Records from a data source
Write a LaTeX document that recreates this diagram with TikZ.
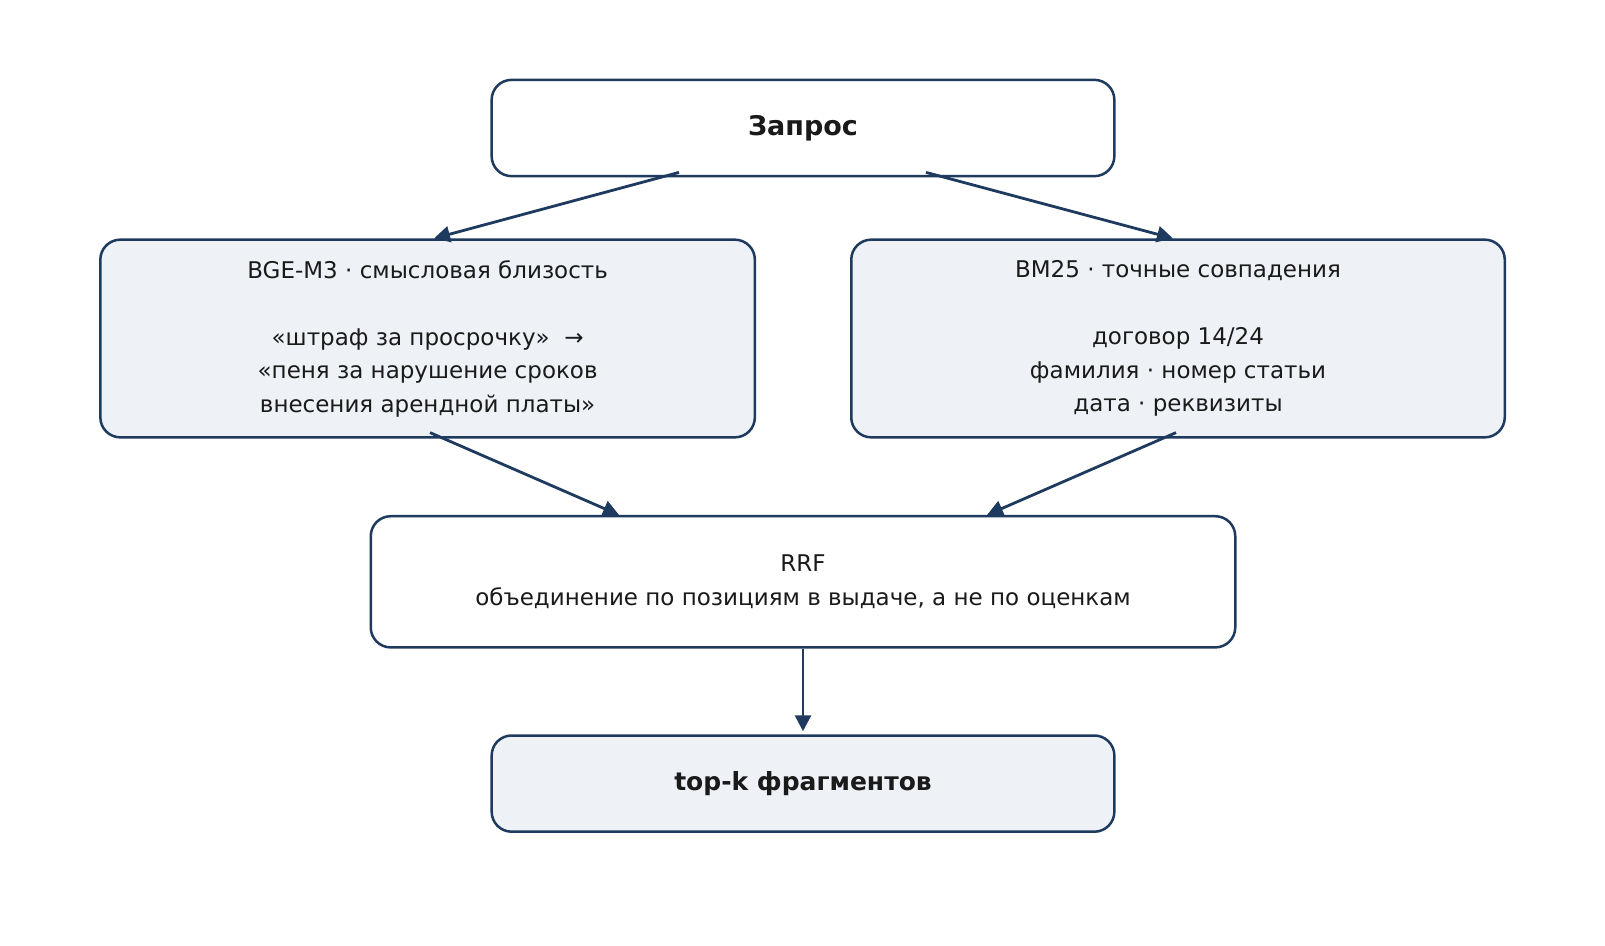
\documentclass[tikz,border=0pt]{standalone}
\usepackage{fontspec}
\setmainfont{DejaVu Sans}
\usetikzlibrary{arrows.meta}
\definecolor{edge}{HTML}{1F3A5F}
\definecolor{boxfill}{HTML}{EEF2F7}
\definecolor{txt}{HTML}{1A1A1A}
\tikzset{
  box/.style={draw=edge, line width=2.5pt, rounded corners=20pt, align=center,
    text=txt, inner sep=0pt, font=\fontsize{23}{33.5}\selectfont},
  filled/.style={fill=boxfill},
  plain/.style={fill=white},
  boldtext/.style={font=\fontsize{25}{30}\selectfont\bfseries},
  conn/.style={draw=edge, line width=2.8pt, -{Triangle[length=16pt,width=16pt]}},
}
\begin{document}
\begin{tikzpicture}[x=1pt,y=-1pt]
\useasboundingbox (0,0) rectangle (1605,945);
\fill[white] (0,0) rectangle (1605,945);
\node[box,plain,boldtext,font=\fontsize{27}{30}\selectfont\bfseries,minimum width=622.7pt,minimum height=96.3pt] (q) at (803,128) {Запрос};
\node[box,filled,minimum width=654.5pt,minimum height=197.7pt] (l) at (427.6,338.5)
  {BGE-M3 · смысловая близость\\[33.5pt]«штраф за просрочку»\ \ →\\«пеня за нарушение сроков\\внесения арендной платы»};
\node[box,filled,minimum width=653.5pt,minimum height=197.7pt] (r) at (1178,338.5)
  {BM25 · точные совпадения\\[33.5pt]договор 14/24\\фамилия · номер статьи\\дата · реквизиты};
\node[box,plain,minimum width=864.5pt,minimum height=131.2pt] (f) at (803,581.8)
  {RRF\\объединение по позициям в выдаче, а не по оценкам};
\node[box,filled,boldtext,minimum width=622.7pt,minimum height=96.2pt] (t) at (803,783.6) {top-k фрагментов};

\coordinate (q1) at ([xshift=-124pt,yshift=5pt]q.south);
\coordinate (q2) at ([xshift=123pt,yshift=5pt]q.south);
\coordinate (l1) at ([xshift=6.4pt]l.north);
\coordinate (r1) at ([xshift=-5pt]r.north);
\coordinate (l2) at ([xshift=2.4pt,yshift=6pt]l.south);
\coordinate (r2) at ([xshift=-2pt,yshift=6pt]r.south);
\coordinate (f1) at ([xshift=-184pt]f.north);
\coordinate (f2) at ([xshift=184pt]f.north);
\coordinate (t1) at ([yshift=3pt]t.north);

\draw[conn] (q1) -- (l1);
\draw[conn] (q2) -- (r1);
\draw[conn] (l2) -- (f1);
\draw[conn] (r2) -- (f2);
\draw[conn] (f.south) -- (t1);
\end{tikzpicture}
\end{document}
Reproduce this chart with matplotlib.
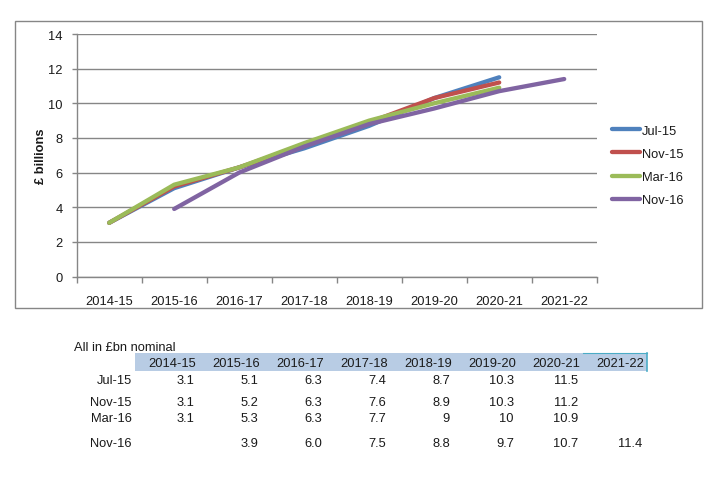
import matplotlib
matplotlib.use("Agg")
import matplotlib.pyplot as plt
from matplotlib.patches import Rectangle
import numpy as np

plt.rcParams['font.family'] = ['Liberation Sans', 'DejaVu Sans']

# ---- data ----
years = ["2014-15", "2015-16", "2016-17", "2017-18", "2018-19", "2019-20", "2020-21", "2021-22"]
series_names = ["Jul-15", "Nov-15", "Mar-16", "Nov-16"]
jul15 = [3.1, 5.1, 6.3, 7.4, 8.7, 10.3, 11.5, None]
nov15 = [3.1, 5.2, 6.3, 7.6, 8.9, 10.3, 11.2, None]
mar16 = [3.1, 5.3, 6.3, 7.7, 9, 10, 10.9, None]
nov16 = [None, 3.9, 6.0, 7.5, 8.8, 9.7, 10.7, 11.4]
# table text as shown
table_rows = {
    "Jul-15": ["3.1", "5.1", "6.3", "7.4", "8.7", "10.3", "11.5", ""],
    "Nov-15": ["3.1", "5.2", "6.3", "7.6", "8.9", "10.3", "11.2", ""],
    "Mar-16": ["3.1", "5.3", "6.3", "7.7", "9", "10", "10.9", ""],
    "Nov-16": ["", "3.9", "6.0", "7.5", "8.8", "9.7", "10.7", "11.4"],
}
colors = ["#4F81BD", "#C0504D", "#9BBB59", "#8064A2"]

W, H = 724, 489
fig = plt.figure(figsize=(W / 100, H / 100), dpi=100)

def fx(px):
    return px / W

def fy(py):
    return 1 - py / H

grey = "#868686"
fs = 9.3
tc = "#1a1a1a"

# outer chart border
fig.patches.append(Rectangle((fx(14.7), fy(309)), fx(702) - fx(14.7), fy(21.7) - fy(309),
                             transform=fig.transFigure, fill=False, edgecolor=grey, lw=1.0))

ax = fig.add_axes([fx(76.7), fy(277.5), 520 / W, (277.5 - 35) / H])
x = np.arange(len(years))
for vals, name, c in zip([jul15, nov15, mar16, nov16], series_names, colors):
    v = np.array([np.nan if a is None else a for a in vals], dtype=float)
    ax.plot(x, v, color=c, lw=3.1, solid_capstyle='round', solid_joinstyle='round', label=name)

ax.set_xlim(-0.5, len(years) - 0.5)
ax.set_ylim(0, 14)
ax.set_yticks(np.arange(0, 15, 2))
ax.set_yticklabels([str(int(t)) for t in np.arange(0, 15, 2)])
ax.set_xticks(x)
ax.set_xticklabels(years)
ax.set_xticks(np.arange(-0.5, len(years)), minor=True)
ax.tick_params(axis='x', which='major', length=0, pad=13, labelsize=fs, labelcolor=tc)
ax.tick_params(axis='x', which='minor', length=4, color=grey, width=1, direction='out')
ax.tick_params(axis='y', length=3.5, color=grey, width=1, pad=6.5, labelsize=fs, labelcolor=tc)
ax.grid(axis='y', color=grey, lw=1)
ax.set_axisbelow(True)
for s in ['top', 'right']:
    ax.spines[s].set_visible(False)
for s in ['left', 'bottom']:
    ax.spines[s].set_color(grey)
    ax.spines[s].set_linewidth(1)
ax.set_ylabel("£ billions", fontsize=fs, fontweight='bold', color=tc)
ax.yaxis.set_label_coords((47 - 76.7) / 520, 0.5)

leg = fig.legend(loc='center left', bbox_to_anchor=(fx(612), fy(166.5)), frameon=False,
                 fontsize=fs, handlelength=2.2, handletextpad=0.1, labelspacing=0.86,
                 borderaxespad=0, borderpad=0)
for t in leg.get_texts():
    t.set_color(tc)

# ---- table below ----
fig.text(fx(74), fy(347.7), "All in £bn nominal", fontsize=fs, color=tc, va='center', ha='left')
fig.patches.append(Rectangle((fx(135), fy(371.7)), fx(646.7) - fx(135), fy(354.3) - fy(371.7),
                             transform=fig.transFigure, facecolor="#B8CCE4", edgecolor='none'))
fig.lines.append(plt.Line2D([fx(646.7), fx(646.7)], [fy(354.3), fy(371.7)],
                            transform=fig.transFigure, color="#4BACC6", lw=1.2))
fig.lines.append(plt.Line2D([fx(583), fx(646.7)], [fy(354.3), fy(354.3)],
                            transform=fig.transFigure, color="#4BACC6", lw=0.8))
col_right = [196 + 64 * i for i in range(len(years))]
for xr, yr in zip(col_right, years):
    fig.text(fx(xr), fy(364), yr, fontsize=fs, color=tc, ha='right', va='center')
row_y = [381, 402.7, 419.3, 444.3]
for yy, name in zip(row_y, series_names):
    fig.text(fx(131.7), fy(yy), name, fontsize=fs, color=tc, ha='right', va='center')
    for xr, val in zip(col_right, table_rows[name]):
        if val:
            fig.text(fx(xr - 2), fy(yy), val, fontsize=fs, color=tc, ha='right', va='center')

fig.savefig("out.png", dpi=100, facecolor='white')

#### Exercise requirements:
Print the whole listing above once more, word for word, without its pictures.

#### Answer for the task:
Write a LaTeX document that recreates this diagram with TikZ.
\documentclass[tikz,border=0pt]{standalone}
\usepackage{fontspec}
\setmainfont{DejaVu Sans}
\usetikzlibrary{arrows.meta}
\definecolor{edge}{HTML}{1F3A5F}
\definecolor{boxfill}{HTML}{EEF2F7}
\definecolor{txt}{HTML}{1A1A1A}
\tikzset{
  box/.style={draw=edge, line width=2.5pt, rounded corners=20pt, align=center,
    text=txt, inner sep=0pt, font=\fontsize{23}{33.5}\selectfont},
  filled/.style={fill=boxfill},
  plain/.style={fill=white},
  boldtext/.style={font=\fontsize{25}{30}\selectfont\bfseries},
  conn/.style={draw=edge, line width=2.8pt, -{Triangle[length=16pt,width=16pt]}},
}
\begin{document}
\begin{tikzpicture}[x=1pt,y=-1pt]
\useasboundingbox (0,0) rectangle (1605,945);
\fill[white] (0,0) rectangle (1605,945);
\node[box,plain,boldtext,font=\fontsize{27}{30}\selectfont\bfseries,minimum width=622.7pt,minimum height=96.3pt] (q) at (803,128) {Запрос};
\node[box,filled,minimum width=654.5pt,minimum height=197.7pt] (l) at (427.6,338.5)
  {BGE-M3 · смысловая близость\\[33.5pt]«штраф за просрочку»\ \ →\\«пеня за нарушение сроков\\внесения арендной платы»};
\node[box,filled,minimum width=653.5pt,minimum height=197.7pt] (r) at (1178,338.5)
  {BM25 · точные совпадения\\[33.5pt]договор 14/24\\фамилия · номер статьи\\дата · реквизиты};
\node[box,plain,minimum width=864.5pt,minimum height=131.2pt] (f) at (803,581.8)
  {RRF\\объединение по позициям в выдаче, а не по оценкам};
\node[box,filled,boldtext,minimum width=622.7pt,minimum height=96.2pt] (t) at (803,783.6) {top-k фрагментов};

\coordinate (q1) at ([xshift=-124pt,yshift=5pt]q.south);
\coordinate (q2) at ([xshift=123pt,yshift=5pt]q.south);
\coordinate (l1) at ([xshift=6.4pt]l.north);
\coordinate (r1) at ([xshift=-5pt]r.north);
\coordinate (l2) at ([xshift=2.4pt,yshift=6pt]l.south);
\coordinate (r2) at ([xshift=-2pt,yshift=6pt]r.south);
\coordinate (f1) at ([xshift=-184pt]f.north);
\coordinate (f2) at ([xshift=184pt]f.north);
\coordinate (t1) at ([yshift=3pt]t.north);

\draw[conn] (q1) -- (l1);
\draw[conn] (q2) -- (r1);
\draw[conn] (l2) -- (f1);
\draw[conn] (r2) -- (f2);
\draw[conn] (f.south) -- (t1);
\end{tikzpicture}
\end{document}
Reproduce this chart with matplotlib.
import matplotlib
matplotlib.use("Agg")
import matplotlib.pyplot as plt
from matplotlib.patches import Rectangle
import numpy as np

plt.rcParams['font.family'] = ['Liberation Sans', 'DejaVu Sans']

# ---- data ----
years = ["2014-15", "2015-16", "2016-17", "2017-18", "2018-19", "2019-20", "2020-21", "2021-22"]
series_names = ["Jul-15", "Nov-15", "Mar-16", "Nov-16"]
jul15 = [3.1, 5.1, 6.3, 7.4, 8.7, 10.3, 11.5, None]
nov15 = [3.1, 5.2, 6.3, 7.6, 8.9, 10.3, 11.2, None]
mar16 = [3.1, 5.3, 6.3, 7.7, 9, 10, 10.9, None]
nov16 = [None, 3.9, 6.0, 7.5, 8.8, 9.7, 10.7, 11.4]
# table text as shown
table_rows = {
    "Jul-15": ["3.1", "5.1", "6.3", "7.4", "8.7", "10.3", "11.5", ""],
    "Nov-15": ["3.1", "5.2", "6.3", "7.6", "8.9", "10.3", "11.2", ""],
    "Mar-16": ["3.1", "5.3", "6.3", "7.7", "9", "10", "10.9", ""],
    "Nov-16": ["", "3.9", "6.0", "7.5", "8.8", "9.7", "10.7", "11.4"],
}
colors = ["#4F81BD", "#C0504D", "#9BBB59", "#8064A2"]

W, H = 724, 489
fig = plt.figure(figsize=(W / 100, H / 100), dpi=100)

def fx(px):
    return px / W

def fy(py):
    return 1 - py / H

grey = "#868686"
fs = 9.3
tc = "#1a1a1a"

# outer chart border
fig.patches.append(Rectangle((fx(14.7), fy(309)), fx(702) - fx(14.7), fy(21.7) - fy(309),
                             transform=fig.transFigure, fill=False, edgecolor=grey, lw=1.0))

ax = fig.add_axes([fx(76.7), fy(277.5), 520 / W, (277.5 - 35) / H])
x = np.arange(len(years))
for vals, name, c in zip([jul15, nov15, mar16, nov16], series_names, colors):
    v = np.array([np.nan if a is None else a for a in vals], dtype=float)
    ax.plot(x, v, color=c, lw=3.1, solid_capstyle='round', solid_joinstyle='round', label=name)

ax.set_xlim(-0.5, len(years) - 0.5)
ax.set_ylim(0, 14)
ax.set_yticks(np.arange(0, 15, 2))
ax.set_yticklabels([str(int(t)) for t in np.arange(0, 15, 2)])
ax.set_xticks(x)
ax.set_xticklabels(years)
ax.set_xticks(np.arange(-0.5, len(years)), minor=True)
ax.tick_params(axis='x', which='major', length=0, pad=13, labelsize=fs, labelcolor=tc)
ax.tick_params(axis='x', which='minor', length=4, color=grey, width=1, direction='out')
ax.tick_params(axis='y', length=3.5, color=grey, width=1, pad=6.5, labelsize=fs, labelcolor=tc)
ax.grid(axis='y', color=grey, lw=1)
ax.set_axisbelow(True)
for s in ['top', 'right']:
    ax.spines[s].set_visible(False)
for s in ['left', 'bottom']:
    ax.spines[s].set_color(grey)
    ax.spines[s].set_linewidth(1)
ax.set_ylabel("£ billions", fontsize=fs, fontweight='bold', color=tc)
ax.yaxis.set_label_coords((47 - 76.7) / 520, 0.5)

leg = fig.legend(loc='center left', bbox_to_anchor=(fx(612), fy(166.5)), frameon=False,
                 fontsize=fs, handlelength=2.2, handletextpad=0.1, labelspacing=0.86,
                 borderaxespad=0, borderpad=0)
for t in leg.get_texts():
    t.set_color(tc)

# ---- table below ----
fig.text(fx(74), fy(347.7), "All in £bn nominal", fontsize=fs, color=tc, va='center', ha='left')
fig.patches.append(Rectangle((fx(135), fy(371.7)), fx(646.7) - fx(135), fy(354.3) - fy(371.7),
                             transform=fig.transFigure, facecolor="#B8CCE4", edgecolor='none'))
fig.lines.append(plt.Line2D([fx(646.7), fx(646.7)], [fy(354.3), fy(371.7)],
                            transform=fig.transFigure, color="#4BACC6", lw=1.2))
fig.lines.append(plt.Line2D([fx(583), fx(646.7)], [fy(354.3), fy(354.3)],
                            transform=fig.transFigure, color="#4BACC6", lw=0.8))
col_right = [196 + 64 * i for i in range(len(years))]
for xr, yr in zip(col_right, years):
    fig.text(fx(xr), fy(364), yr, fontsize=fs, color=tc, ha='right', va='center')
row_y = [381, 402.7, 419.3, 444.3]
for yy, name in zip(row_y, series_names):
    fig.text(fx(131.7), fy(yy), name, fontsize=fs, color=tc, ha='right', va='center')
    for xr, val in zip(col_right, table_rows[name]):
        if val:
            fig.text(fx(xr - 2), fy(yy), val, fontsize=fs, color=tc, ha='right', va='center')

fig.savefig("out.png", dpi=100, facecolor='white')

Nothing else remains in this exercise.